Discussion in 'General Instruction [BG]' started by Depth_Charge, Sep 28, 2008.

  1. My band covers Madonna's "Like A Virgin" and there is a part on the bridge where they go from D# to G# a few times, then to round the last bar out they play like a "doomp, boomp boomp" (technical speak haha). It's at 2:05 on the recording I have.

    The fill is a simple octave skip from the high G# (6th fret D string) to 2 low G#'s(4th fret E string).

    One guitarist always plays C# over that, and it clashes to my ear. He insists its right, saying C# works with the chord. I recently asked him to just play G# and sometimes he does and sometimes he doesn't so I am getting somewhere on the musical side of things, but when he plays the G# he always screws his face up.

    I'm wondering whether there might be some theory I can review and use as part of the argument next time it comes up. I'm not big on theory but I think it's naturally resolving to the lowest note in the chord/scale if that makes sense. I'd like to be in a position to explain it over just telling him to play it, if possible, but my self taught theory isn't providing the answer my ear screams at me :)
  2. bassplayertom77


    Sep 24, 2008
    What key are you playing the song in?
  3. I'm not familiar with that part of the song, but a C# on G# is just a second inversion chord and does work 'theoretically.'

    The guitarists voicing would make a big difference as to how right it sounds though...

    Hopefully, someone more familiar with the tone will chime in with the exact part...
  4. The same as the recording? :D

    Keys are a weak point of mine but I'll do my best to break it down rather than just play by ear :)

    I play this to open:

    Which is either F# or Gb. Either way the natural notes are Gb, Ab, Bb, Cb, Db, Eb, F

    Provided I've actually got the right key it's starting to make a lot more sense, thanks.
  5. mutedeity


    Aug 27, 2007
    Actually your guitarist is probably right to play C# there. The "key" of that song is F#. Technically, C# will be the dominant resolving to F#. Since you are playing G# there you could look at it as you are playing the 5th of C#7. Ask your guitarist which chord he thinks it is. I hear that chord as C#7 and he should tell you the same.

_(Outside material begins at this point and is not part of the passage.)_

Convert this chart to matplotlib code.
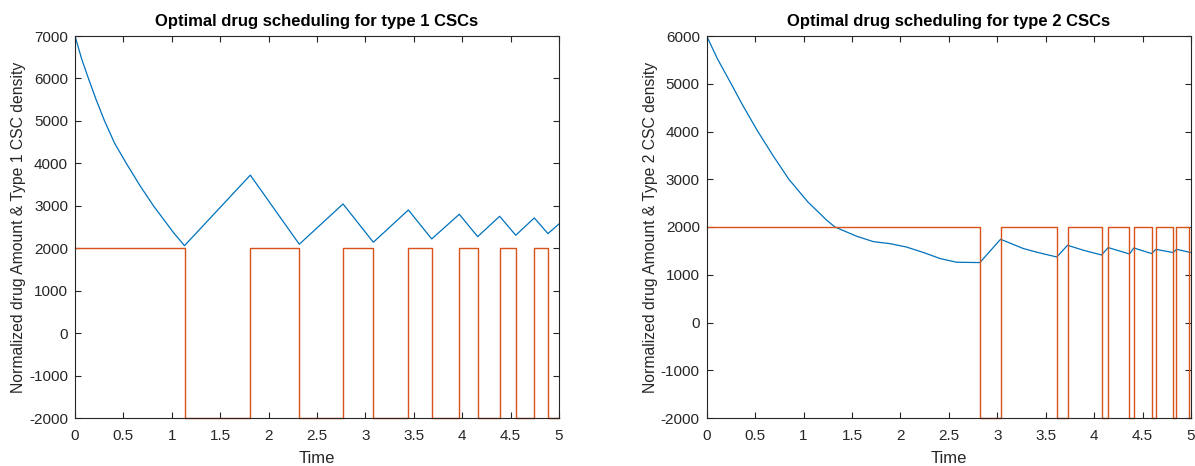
import matplotlib
matplotlib.use("Agg")
import matplotlib.pyplot as plt

plt.rcParams['font.family'] = ['Liberation Sans', 'DejaVu Sans']

# ---------------- data: type 1 ----------------
t1_density = [0, 0.07, 0.145, 0.22, 0.305, 0.41, 0.53, 0.672, 0.81, 1.017, 1.131,
              1.811, 2.317, 2.769, 3.082, 3.444, 3.685, 3.970, 4.160, 4.387,
              4.553, 4.745, 4.886, 5.0]
y1_density = [7000, 6450, 5960, 5490, 5000, 4470, 4000, 3472, 3000, 2370, 2060,
              3722, 2094, 3043, 2141, 2901, 2219, 2800, 2273, 2753,
              2306, 2713, 2345, 2572]
t1_drug = [0, 1.133, 1.811, 2.317, 2.769, 3.082, 3.444, 3.685, 3.970,
           4.160, 4.387, 4.553, 4.745, 4.886, 5.0]
y1_drug = [2000, -2000, 2000, -2000, 2000, -2000, 2000, -2000, 2000,
           -2000, 2000, -2000, 2000, -2000, -2000]

# ---------------- data: type 2 ----------------
t2_density = [0, 0.11, 0.252, 0.372, 0.528, 0.683, 0.848, 1.045, 1.24, 1.324,
              1.55, 1.72, 1.89, 2.06, 2.24, 2.41, 2.58, 2.82, 3.034, 3.27,
              3.44, 3.615, 3.725, 3.89, 4.076, 4.145, 4.365, 4.41, 4.595,
              4.637, 4.815, 4.85, 5.0]
y2_density = [6000, 5525, 5000, 4548, 4000, 3501, 3000, 2524, 2140, 2000,
              1805, 1694, 1652, 1582, 1464, 1339, 1262, 1255, 1743, 1548,
              1456, 1372, 1617, 1513, 1414, 1569, 1435, 1561, 1443,
              1533, 1464, 1533, 1464]
t2_drug = [0, 2.820, 3.034, 3.615, 3.725, 4.076, 4.145, 4.365, 4.410,
           4.595, 4.637, 4.815, 4.850, 4.980, 5.0]
y2_drug = [2000, -2000, 2000, -2000, 2000, -2000, 2000, -2000, 2000,
           -2000, 2000, -2000, 2000, -2000, -2000]

titles = ["Optimal drug scheduling for type 1 CSCs",
          "Optimal drug scheduling for type 2 CSCs"]
ylabels = ["Normalized drug Amount & Type 1 CSC density",
           "Normalized drug Amount & Type 2 CSC density"]
xticks = [0, 0.5, 1, 1.5, 2, 2.5, 3, 3.5, 4, 4.5, 5]
xticklabels = ["0", "0.5", "1", "1.5", "2", "2.5", "3", "3.5", "4", "4.5", "5"]
yticks1 = list(range(-2000, 7001, 1000))
yticks2 = list(range(-2000, 6001, 1000))

BLUE = "#0072BD"
ORANGE = "#D95319"
AXC = "#262626"

fig = plt.figure(figsize=(11.95, 4.66), dpi=100)
ax1 = fig.add_axes([75/1195, 48/466, 484/1195, 382/466])
ax2 = fig.add_axes([706.7/1195, 48/466, 484.3/1195, 382/466])

datasets = [
    (ax1, t1_density, y1_density, t1_drug, y1_drug, yticks1, 7000),
    (ax2, t2_density, y2_density, t2_drug, y2_drug, yticks2, 6000),
]

for i, (ax, td, yd, tu, yu, yt, ymax) in enumerate(datasets):
    ax.plot(td, yd, color=BLUE, lw=0.9)
    ax.step(tu, yu, where='post', color=ORANGE, lw=1.0, clip_on=False)
    ax.set_xlim(0, 5)
    ax.set_ylim(-2000, ymax)
    ax.set_xticks(xticks)
    ax.set_xticklabels(xticklabels)
    ax.set_yticks(yt)
    ax.set_yticklabels([str(v) for v in yt])
    ax.tick_params(direction='in', top=True, right=True, length=4, width=0.8,
                   colors=AXC, labelsize=11, labelcolor=AXC)
    ax.tick_params(axis='x', pad=8)
    ax.tick_params(axis='y', pad=5)
    for s in ax.spines.values():
        s.set_color(AXC)
        s.set_linewidth(0.8)
    ax.set_title(titles[i], fontsize=12, fontweight='bold', color='black', pad=7)
    ax.set_xlabel("Time", fontsize=12, color=AXC, labelpad=6)
    ax.set_ylabel(ylabels[i], fontsize=11.3, color=AXC, labelpad=2)

fig.savefig("out.png", dpi=100)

    Actually, Gb is probably more correct. I personally allow for the 7th to be called E# but most people wouldn't think that way, I guess. On the other hand this is one key where you have to either allow for Cb or E# so it's up to you how you want to look at it.
  6. JimmyM

    JimmyM Supporting Member

    Apr 11, 2005
    Apopka, FL
    Endorsing: Ampeg Amps, EMG Pickups
    I hear it as a C#sus4 myself.
  7. mutedeity


    Aug 27, 2007
    I think you are right, actually. I would still justify it as the V - I though.
  8. mutedeity


    Aug 27, 2007
    On the other hand C#Maj would work too. You could maybe have C#7(add11) ???
  9. mutedeity


    Aug 27, 2007
    Oh, the possiblities. Now all we need is for Havic to join in.....
  10. onlyclave


    Oct 28, 2005
    Why not just use the double flat?
  11. mutedeity


    Aug 27, 2007
    Well I would have but then I would have had to resolve the 7th sideways. That and Danger Danger would never use a double flat.
  12. This is a primary reason I don't bother with theory as much as I probably should - if a C# theoretically works, why does it sound like *&^% when I play a C# on the bass over the recording when it "should" work, and sounds like *&^% when he plays the C# at practice while both me and the rythm guitarist play G#? Maybe being a bass player I am too one-dimensional about what a chord is. ie E is 2nd Fret E, 2nd Fret A, open D. A is the same one string up etc. :)

    All that said I think the guitarist wants me to shut up about it - he sent me an email today saying I'm right.

    And I reckon you theory buffs enjoy having some fun at the expense of us who don't know any different with all those "possibilities" being discussed as well :) While I asked about the theory, I should have just said I am primarily interested in what is happening on the recording itself. But I loved getting lost in inversions and degrees and stuff. I only really knows me major scale by box pattern alone and still manage to learn songs and help pack dancefloors :D :D :D
  13. mutedeity


    Aug 27, 2007
    Sounds fine to me. This sounds to me like a case of your expectations being challenged and you don't really understand what's going on. The song itself doesn't have the C# in it and when you hear it as a P4 in a close voicing you are probably thrown by it. If you heard that played enough times you would probably get used to it. To me, if anything this is a good reason to learn more about theory. Also being a bass player is not to blame for being one dimensional, we are all "bassplayers" here, after all.

    Try this for an experiment though, instead of you playing the G# have both guitarists play it and you play the C#, just to see how it sounds.
  14. Fair call mate. Probably.

    I have to admit I'm not sure what "P4 in a close voicing" means. But I know what "thrown by it" means. Everytime he plays a C# I get thrown and think it's wrong.

    We're a cover band. I'm not sure if it's good thinking from a musicians perspective but I don't want to get used to things that throw me. I want them played as per the recording and I don't think he is. I'm just worried that if I'm thrown, then maybe our audiences are too...

    Thanks. I will try that experiment out and see what comes of it.

    And you're right. I should blame my own laziness for not learning theory, not my chosen instrument. I have the tools in my music room (books, dvd's, a guitar, a keyboard etc).

    I just can't stand playing them for more than a minute and go back to bass, or drums :D
  15. mutedeity


    Aug 27, 2007
    I think at the end of the day, you have the best justification of all for why your guitarist shouldn't play that C#. If you are aiming for authenticity, it's just not on the recording.

    To be honest I could probably make some kind of theoretical justification for playing almost any note, but when it comes down to it, what matters is that you are hearing it played differently to how you think it should be and you are going for a certain thing which playing that note clashes with.